THE REQUEST — Extract the complete listing and output it unchanged.

INPUT RECORDS —
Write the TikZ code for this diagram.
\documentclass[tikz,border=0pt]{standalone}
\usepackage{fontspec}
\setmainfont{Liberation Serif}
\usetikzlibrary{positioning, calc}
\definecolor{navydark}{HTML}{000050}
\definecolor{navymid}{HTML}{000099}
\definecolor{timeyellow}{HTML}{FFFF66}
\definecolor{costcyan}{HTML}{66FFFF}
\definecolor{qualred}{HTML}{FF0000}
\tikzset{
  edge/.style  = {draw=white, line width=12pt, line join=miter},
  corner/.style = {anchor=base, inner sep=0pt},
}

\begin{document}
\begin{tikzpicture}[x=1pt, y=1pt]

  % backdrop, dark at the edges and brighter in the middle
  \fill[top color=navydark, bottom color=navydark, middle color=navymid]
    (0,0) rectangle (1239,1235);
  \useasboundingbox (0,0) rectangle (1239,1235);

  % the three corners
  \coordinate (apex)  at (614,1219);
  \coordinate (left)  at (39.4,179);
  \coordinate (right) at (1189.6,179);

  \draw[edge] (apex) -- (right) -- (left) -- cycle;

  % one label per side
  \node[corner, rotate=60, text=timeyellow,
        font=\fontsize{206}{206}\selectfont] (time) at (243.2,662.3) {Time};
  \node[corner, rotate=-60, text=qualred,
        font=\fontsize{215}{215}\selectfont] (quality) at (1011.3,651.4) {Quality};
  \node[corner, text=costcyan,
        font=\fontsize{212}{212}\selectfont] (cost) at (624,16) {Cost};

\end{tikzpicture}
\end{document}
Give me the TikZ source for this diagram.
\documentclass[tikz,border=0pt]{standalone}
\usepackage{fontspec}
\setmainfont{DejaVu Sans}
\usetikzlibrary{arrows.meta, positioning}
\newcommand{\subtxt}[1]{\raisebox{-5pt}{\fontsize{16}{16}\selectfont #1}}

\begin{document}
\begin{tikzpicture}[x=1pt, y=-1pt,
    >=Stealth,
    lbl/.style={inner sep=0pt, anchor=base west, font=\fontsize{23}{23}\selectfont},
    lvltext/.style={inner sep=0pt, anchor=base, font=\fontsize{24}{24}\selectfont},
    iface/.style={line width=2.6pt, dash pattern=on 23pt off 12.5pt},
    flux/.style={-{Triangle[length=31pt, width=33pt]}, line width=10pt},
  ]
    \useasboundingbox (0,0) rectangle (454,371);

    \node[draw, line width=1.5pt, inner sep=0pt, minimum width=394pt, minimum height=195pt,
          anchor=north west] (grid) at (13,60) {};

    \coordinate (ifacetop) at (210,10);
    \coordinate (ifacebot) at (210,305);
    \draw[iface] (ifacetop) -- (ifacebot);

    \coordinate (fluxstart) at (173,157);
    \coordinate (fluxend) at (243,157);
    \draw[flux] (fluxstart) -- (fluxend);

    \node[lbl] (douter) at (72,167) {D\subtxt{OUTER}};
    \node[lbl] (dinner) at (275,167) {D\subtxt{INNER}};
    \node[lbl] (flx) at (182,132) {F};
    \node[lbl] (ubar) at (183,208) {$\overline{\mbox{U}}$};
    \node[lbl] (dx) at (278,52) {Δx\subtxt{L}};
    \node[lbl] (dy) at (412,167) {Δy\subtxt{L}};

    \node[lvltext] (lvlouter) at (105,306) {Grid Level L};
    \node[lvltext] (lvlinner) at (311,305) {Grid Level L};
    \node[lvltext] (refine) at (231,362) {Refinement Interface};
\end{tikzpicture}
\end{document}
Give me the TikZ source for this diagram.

EXERCISE RESULT —
Write the TikZ code for this diagram.
\documentclass[tikz,border=0pt]{standalone}
\usepackage{fontspec}
\setmainfont{Liberation Serif}
\usetikzlibrary{positioning, calc}
\definecolor{navydark}{HTML}{000050}
\definecolor{navymid}{HTML}{000099}
\definecolor{timeyellow}{HTML}{FFFF66}
\definecolor{costcyan}{HTML}{66FFFF}
\definecolor{qualred}{HTML}{FF0000}
\tikzset{
  edge/.style  = {draw=white, line width=12pt, line join=miter},
  corner/.style = {anchor=base, inner sep=0pt},
}

\begin{document}
\begin{tikzpicture}[x=1pt, y=1pt]

  % backdrop, dark at the edges and brighter in the middle
  \fill[top color=navydark, bottom color=navydark, middle color=navymid]
    (0,0) rectangle (1239,1235);
  \useasboundingbox (0,0) rectangle (1239,1235);

  % the three corners
  \coordinate (apex)  at (614,1219);
  \coordinate (left)  at (39.4,179);
  \coordinate (right) at (1189.6,179);

  \draw[edge] (apex) -- (right) -- (left) -- cycle;

  % one label per side
  \node[corner, rotate=60, text=timeyellow,
        font=\fontsize{206}{206}\selectfont] (time) at (243.2,662.3) {Time};
  \node[corner, rotate=-60, text=qualred,
        font=\fontsize{215}{215}\selectfont] (quality) at (1011.3,651.4) {Quality};
  \node[corner, text=costcyan,
        font=\fontsize{212}{212}\selectfont] (cost) at (624,16) {Cost};

\end{tikzpicture}
\end{document}
Give me the TikZ source for this diagram.
\documentclass[tikz,border=0pt]{standalone}
\usepackage{fontspec}
\setmainfont{DejaVu Sans}
\usetikzlibrary{arrows.meta, positioning}
\newcommand{\subtxt}[1]{\raisebox{-5pt}{\fontsize{16}{16}\selectfont #1}}

\begin{document}
\begin{tikzpicture}[x=1pt, y=-1pt,
    >=Stealth,
    lbl/.style={inner sep=0pt, anchor=base west, font=\fontsize{23}{23}\selectfont},
    lvltext/.style={inner sep=0pt, anchor=base, font=\fontsize{24}{24}\selectfont},
    iface/.style={line width=2.6pt, dash pattern=on 23pt off 12.5pt},
    flux/.style={-{Triangle[length=31pt, width=33pt]}, line width=10pt},
  ]
    \useasboundingbox (0,0) rectangle (454,371);

    \node[draw, line width=1.5pt, inner sep=0pt, minimum width=394pt, minimum height=195pt,
          anchor=north west] (grid) at (13,60) {};

    \coordinate (ifacetop) at (210,10);
    \coordinate (ifacebot) at (210,305);
    \draw[iface] (ifacetop) -- (ifacebot);

    \coordinate (fluxstart) at (173,157);
    \coordinate (fluxend) at (243,157);
    \draw[flux] (fluxstart) -- (fluxend);

    \node[lbl] (douter) at (72,167) {D\subtxt{OUTER}};
    \node[lbl] (dinner) at (275,167) {D\subtxt{INNER}};
    \node[lbl] (flx) at (182,132) {F};
    \node[lbl] (ubar) at (183,208) {$\overline{\mbox{U}}$};
    \node[lbl] (dx) at (278,52) {Δx\subtxt{L}};
    \node[lbl] (dy) at (412,167) {Δy\subtxt{L}};

    \node[lvltext] (lvlouter) at (105,306) {Grid Level L};
    \node[lvltext] (lvlinner) at (311,305) {Grid Level L};
    \node[lvltext] (refine) at (231,362) {Refinement Interface};
\end{tikzpicture}
\end{document}
Give me the TikZ source for this diagram.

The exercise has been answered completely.